Mat.at() very slow writing to pixels

OCV 4.5; C++; Visual Studio 2017; MFC; Windows 10

I am having a timing problem that does not seem right and I believe that I must be doing something wrong.

I can go through a Mat image of color type HSV size 1920 X 1080 pixel by pixel using the standard code below in about 10ms

cv::Mat HSVImg(mMyImage.size(), mMyImage.type());
cv::cvtColor(mMyImage, HSVImg, CV_BGR2HSV);
for (int row = 0; row < HSVImg.size().height; row++)
	{
		for (int col = 0; col < HSVImg.size().width; col++)
		{
			cv::Vec3b value = HSVImg.at<cv::Vec3b>(row, col);
			// Do some math calculations and then assign the new value with 
			HSVImg.at<cv::Vec3b>(row, col) = value;  
		}	
	}
}

However, on a Mat of this type

cv::Mat mMaskImg(mMyImage.size(), CV_64F, Scalar(1));

with values only from 0 to 1 it takes 130ms to go through the pixels with this standard code

for (int i = 0; i < mMaskImg.rows; i++)
{
	for (int j = 0; j < mMaskImg.cols; j++)
	{
		// Do some math and then assing the value with 
		mMaskImg.at<double>(i, j) = temp_s; // temp_s is a double with a value between 0 and 1
	}
}

I have timed the lines containing the math and they are not the problem. The at() assignment is the problem.

I have tried to make the mMaskImage a CV_32F and use only floats in the math but when I try to assign the new value with

mMaskImg.at<float>(i, j) = temp_s;

it will crash each time no matter what I have tried.

My main problem is the speed. I tried the float only because I was wondering if dealing with 1920 X 1080 Mat of 32 bit floats would be faster than a Mat of 64bit doubles.
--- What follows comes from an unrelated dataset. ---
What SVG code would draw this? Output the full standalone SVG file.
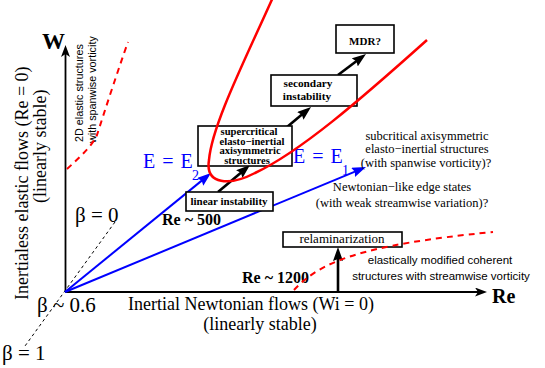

Regardless, can anyone explain why the mMaskImg.at<double>(i, j) is running 13 times slower than the HSVImg.at<cv::Vec3b>(row, col)?

PS the less than - float - greater than and less than - double - greater than are not coming out in the quoted lines or even here but you know what they should be

Thanks

please use ctrl-e to format code here, not “block quote”

apart from that, please be concise, what’s happening in your loops.
you should NOT write code like that (for loops), instead you should try to vectorize your ops, to make it fast (even on the CPU, and especially with large images)

I fixed your post’s formatting. you are supposed to use the CODE button, not the QUOTE button.

you should present a minimal reproducible example. as it is, this isn’t reproducible.

you will understand if we don’t take your word for it.

vec3b is three bytes. one double is eight bytes. that’s 2.7 times as much data. and it probably involves floating point math, not integer math (which is faster).

part of professionalism is canning the assertions and presenting the cold hard truth. assertions merely hide the issues. the issues always stem from faulty understanding. assertions imply that understanding can’t be questioned.

Sorry about that. I assume that is the preformatted text button. At least that is what it shows as when I hold my mouse over it.

Here is the program with 2 small subsidiary programs

double dist(cv::Point a, cv::Point b)
{
	return sqrt(pow((double)(a.x - b.x), 2) + pow((double)(a.y - b.y), 2));
}
double getMaxDisFromCorners(const cv::Size& imgSize, const cv::Point& center)
{
	std::vector<cv::Point> corners(4);
	corners[0] = cv::Point(0, 0);
	corners[1] = cv::Point(imgSize.width, 0);
	corners[2] = cv::Point(0, imgSize.height);
	corners[3] = cv::Point(imgSize.width, imgSize.height);

	double maxDis = 0;
	for (int i = 0; i < 4; ++i)
	{
		double dis = dist(corners[i], center);
		if (maxDis < dis)
			maxDis = dis;
	}

	return maxDis;
}

Here is the program. The original program has parameters passed to it so I modified it to show the memory variables.

Here are some memory variables that are publicly available to the function

auto aTotalTimeView = system_clock::now() - system_clock::now(); // get as close to zero as possible
auto aTotalTimeView_ms = duration_cast<milliseconds>(aTotalTimeView);
double dGradientRadius = 0.4; 
double dGradientPower = 0.9; 
int iCyclesView = 0;

//void generateGradient(cv::Mat& mask, cv::Point firstPt)
void generateGradient()
{
cv::Mat mask1(1080, 1920, CV_64F, Scalar(1));
cv::Point firstPt1 = cv::Point(500, 500);
double maxImageRad = dGradientRadius * getMaxDisFromCorners(mask1.size(), firstPt1);
// Start Timming clock
auto start1 = high_resolution_clock::now();  // Start Time
iCyclesView++;
	for (int iRows = 0; iRows < mask1.rows; iRows++)
	{
		for (int iCols = 0; iCols < mask1.cols; iCols++)
		{
			double temp = dist(firstPt1, cv::Point(iCols, iRows)) / maxImageRad;
			temp = temp * dGradientPower;
			double temp_s = pow(cos(temp), 4);
			mask.at<double>(iRows, iCols) = temp_s;
		}
	}
        // Gather timming data
	auto stop1 = high_resolution_clock::now();  // Stop Time
	auto duration1 = duration_cast<milliseconds>(stop1 - start1);
	aTotalTimeView_ms += duration1;
        // log average time if 100 cycles.
	if (iCyclesView > 100 && iCyclesView < 102) {
		float fAvgTime = aTotalTimeView_ms.count() / iCyclesView;
		CString csTime;
		csTime.Format(_T("1 generateGradient with double internal for loops i and j average time is %.2f ms \n"), fAvgTime);
		//log_write(csTime);
		//std::fflush(g_hLog);
                // log results for me were 
                // generateGradient with double internal for loops i and j average time is 118.00 ms
		Beep(2021, 1000);  // So I will know when to stop running the test.
	}

} // end function generateGradient